The core of this team — Justin Verlander, Francisco Rodríguez, Ian Kinsler, Víctor Martínez, and Miguel Cabrera, all 34 or older — is starting to show its age, but the Tigers are only three games out of the wild card because they’re still hitting. Led by J.D. Martinez (182 wRC+) and Alex Avila (177 wRC+), Detroit is tied for the fifth-best wRC+ in baseball.

But The Tigers are going to need more than Michael Fulmer in the rotation to leapfrog the seven teams that stand between them and the playoffs. Apart from Fulmer and Buck Farmer, who has all of 15.1 innings under his belt this year, no other Tigers starter has an ERA or a FIP below 4.00.
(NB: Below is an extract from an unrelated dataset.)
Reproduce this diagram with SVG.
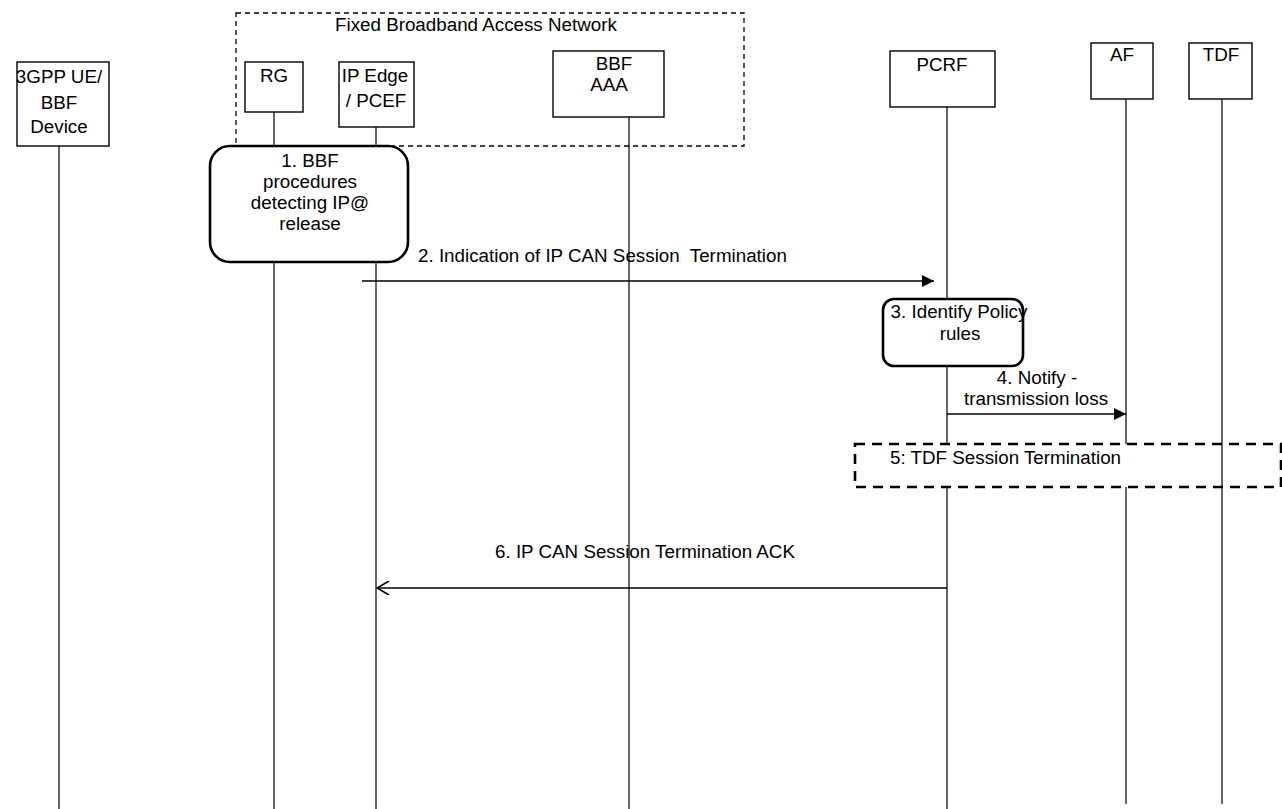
<svg xmlns="http://www.w3.org/2000/svg" width="1282" height="809" viewBox="0 0 1282 809">
<defs>
<style>
text{font-family:"Liberation Sans",Arial,sans-serif;font-size:18.8px;fill:#000;white-space:pre}
.c{text-anchor:middle}
.box{fill:#fff;stroke:#000;stroke-width:1.4}
.life{stroke:#000;stroke-width:1.2;fill:none}
.proc{fill:#fff;stroke:#000;stroke-width:2.6}
.msg{stroke:#000;stroke-width:1.6;fill:none}
</style>
<marker id="filled" viewBox="0 0 12 12" markerWidth="12" markerHeight="12" refX="12" refY="6" orient="auto" markerUnits="userSpaceOnUse">
<path d="M0,0 L12,6 L0,12 Z" fill="#000"/>
</marker>
<marker id="open" viewBox="0 0 14 14" markerWidth="14" markerHeight="14" refX="13" refY="7" orient="auto" markerUnits="userSpaceOnUse">
<path d="M1,0 L13,7 L1,14" fill="none" stroke="#000" stroke-width="1.6"/>
</marker>
</defs>
<rect width="1282" height="809" fill="#fff"/>

<g id="fban">
<rect x="236" y="13" width="508" height="133" fill="none" stroke="#000" stroke-width="1.3" stroke-dasharray="5,4"/>
<text x="335" y="31">Fixed Broadband Access Network</text>
</g>

<g id="lifelines">
<line class="life" x1="59" y1="146" x2="59" y2="809"/>
<line class="life" x1="274" y1="112" x2="274" y2="809"/>
<line class="life" x1="376" y1="127" x2="376" y2="809"/>
<line class="life" x1="629" y1="117" x2="629" y2="809"/>
<line class="life" x1="947" y1="107" x2="947" y2="809"/>
<line class="life" x1="1126" y1="99" x2="1126" y2="804"/>
</g>

<g id="ue">
<rect class="box" x="17" y="62" width="92" height="84"/>
<text class="c" x="59" y="83">3GPP UE/</text>
<text class="c" x="59" y="109">BBF</text>
<text class="c" x="59" y="133">Device</text>
</g>
<g id="rg">
<rect class="box" x="245" y="62" width="58" height="50"/>
<text class="c" x="274" y="82">RG</text>
</g>
<g id="ipedge">
<rect class="box" x="339" y="62" width="75" height="65"/>
<text class="c" x="375" y="82">IP Edge</text>
<text class="c" x="376" y="107">/ PCEF</text>
</g>
<g id="aaa">
<rect class="box" x="553" y="51" width="111" height="66"/>
<text class="c" x="614" y="70">BBF</text>
<text class="c" x="609" y="91">AAA</text>
</g>
<g id="pcrf">
<rect class="box" x="890" y="51" width="105" height="56"/>
<text class="c" x="942" y="71">PCRF</text>
</g>
<g id="af">
<rect class="box" x="1091" y="43" width="62" height="56"/>
<text class="c" x="1122" y="61">AF</text>
</g>
<g id="tdf">
<rect class="box" x="1189" y="43" width="63" height="56"/>
<text class="c" x="1221" y="61">TDF</text>
</g>

<g id="step1">
<rect class="proc" x="210" y="146" width="198" height="116" rx="20" ry="20"/>
<text class="c" x="310" y="167">1. BBF</text>
<text class="c" x="310" y="188">procedures</text>
<text class="c" x="310" y="209">detecting IP@</text>
<text class="c" x="310" y="230">release</text>
</g>

<g id="step3">
<rect class="proc" x="883" y="299" width="140" height="67" rx="11" ry="11"/>
<text class="c" x="959" y="318">3. Identify Policy</text>
<text class="c" x="960" y="340">rules</text>
</g>

<g id="step5">
<rect x="855" y="444" width="426" height="43" fill="#fff" stroke="#000" stroke-width="2.6" stroke-dasharray="10,7"/>
<line class="life" x1="1222" y1="99" x2="1222" y2="804"/>
<text x="890" y="464">5: TDF Session Termination</text>
</g>

<g id="connectors">
<line class="msg" x1="362" y1="281" x2="934" y2="281" marker-end="url(#filled)"/>
<text x="418" y="262" xml:space="preserve">2. Indication of IP CAN Session  Termination</text>
<line class="msg" x1="947" y1="414" x2="1126" y2="414" marker-end="url(#filled)"/>
<text class="c" x="1037" y="384">4. Notify -</text>
<text x="964" y="405">transmission loss</text>
<line class="msg" x1="947" y1="588" x2="377" y2="588" marker-end="url(#open)"/>
<text x="495" y="558">6. IP CAN Session Termination ACK</text>
</g>
</svg>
Yoenis Céspedes (Getty Images)
Yoenis Céspedes (Getty Images)

20. New York Mets

Given how good the Nationals have been, given that the Mets have been without David Wright, Noah Syndergaard, Jeurys Familia, and Yoenis Céspedes for most of the season, and given that Jacob deGrom’s struggled and Matt Harvey took a suspension for acting out the finance bro version of Nick and Norah’s Infinite Playlist the night before a game, 9.5 games out of first place looks pretty good right now.

21. Chicago White Sox

They’re only five games out of a wild-card spot with a minus-1 run differential. We haven’t seen the best of José Quintana, Carlos Rodón should be back in a couple of weeks, and Yoan Moncada has a .369 OBP in Triple-A. That 300-to-1 bet on the White Sox winning the World Series isn’t dead yet.

22. Oakland Athletics

I really like this rotation, and first baseman Yonder Alonso has apparently eaten Paul Goldschmidt and is currently slugging .649. So Oakland is now [tallies on fingers] only seven or eight position players away from being a serious American League contender.

23. Miami Marlins

Given that Edinson Volquez (121 ERA+, 8.5 K/9) and Dan Straily (106 ERA+, 9.0 K/9) have pitched pretty well, and The Mighty Giancarlo Stanton is hitting like the old TMGS (.571 SLG), it feels like Miami ought to be better than 28–35. Marlins pitchers also seem to have merely a casual relationship with the strike zone: Miami’s team 10.5 percent walk rate and 4.10 BB/9 are both major league highs.

24. Cincinnati Reds

The Reds had sole possession of first place in the NL Central as recently as May 7, but since then, their playoff odds seem to have …

… dropped.

25. Atlanta Braves

This team’s all about the future, so let’s look to the future: The Braves did well to snap up Vanderbilt right-hander Kyle Wright, a potential no. 1 overall pick coming into the draft, when he fell to them with the fifth pick. Speaking of first-rounders out of Vanderbilt, shortstop Dansby Swanson is hitting .284/.359/.490 over the past 28 days, which counts as a sign of life for a player who slugged .233 in April.

26. San Francisco Giants

Buster Posey’s having an incredible season: .352/.440/.528, as a catcher! He’s one of two Giants hitters with at least 50 PA and an OPS+ over 100. Meanwhile, not one Giants starter with more than 30 IP has an ERA+ over 100: not Johnny Cueto, not Jeff Samardzija, and not Matt Moore. It’s no surprise, then, that the Giants are 26–40.

27. Pittsburgh Pirates

The Pirates might not be that bad, but between Starling Marté’s suspension and disappointing seasons from Gerrit Cole, Tyler Glasnow, and Gregory Polanco, it feels bad. After Pittsburgh missed the playoffs last season, it feels like the end of an era for a team that made three straight wild-card games (one leading to an NLDS appearance).

28. Kansas City Royals

The Royals are 28th in baseball in runs scored, behind 13 teams that don’t use the designated hitter.

29. San Diego Padres

Other than the Giants, the only team that the Royals have outscored is the Padres, who don’t get to use the DH, who are carrying three Rule 5 players, and who play in one of the most pitcher-friendly ballparks in baseball.

30. Philadelphia Phillies

I find all these rumors about the Sixers drafting Josh Jackson out of Kansas with the no. 3 pick a little disconcerting, because I worry about having another wing who can’t shoot with Ben Simmons running the offense. If I were Bryan Colangelo, I’d either try to trade down or put together a huge package to pry the no. 1 pick from the Celtics. The Sixers have so many young players and draft picks that I’d be OK overpaying for a player like Markelle Fultz.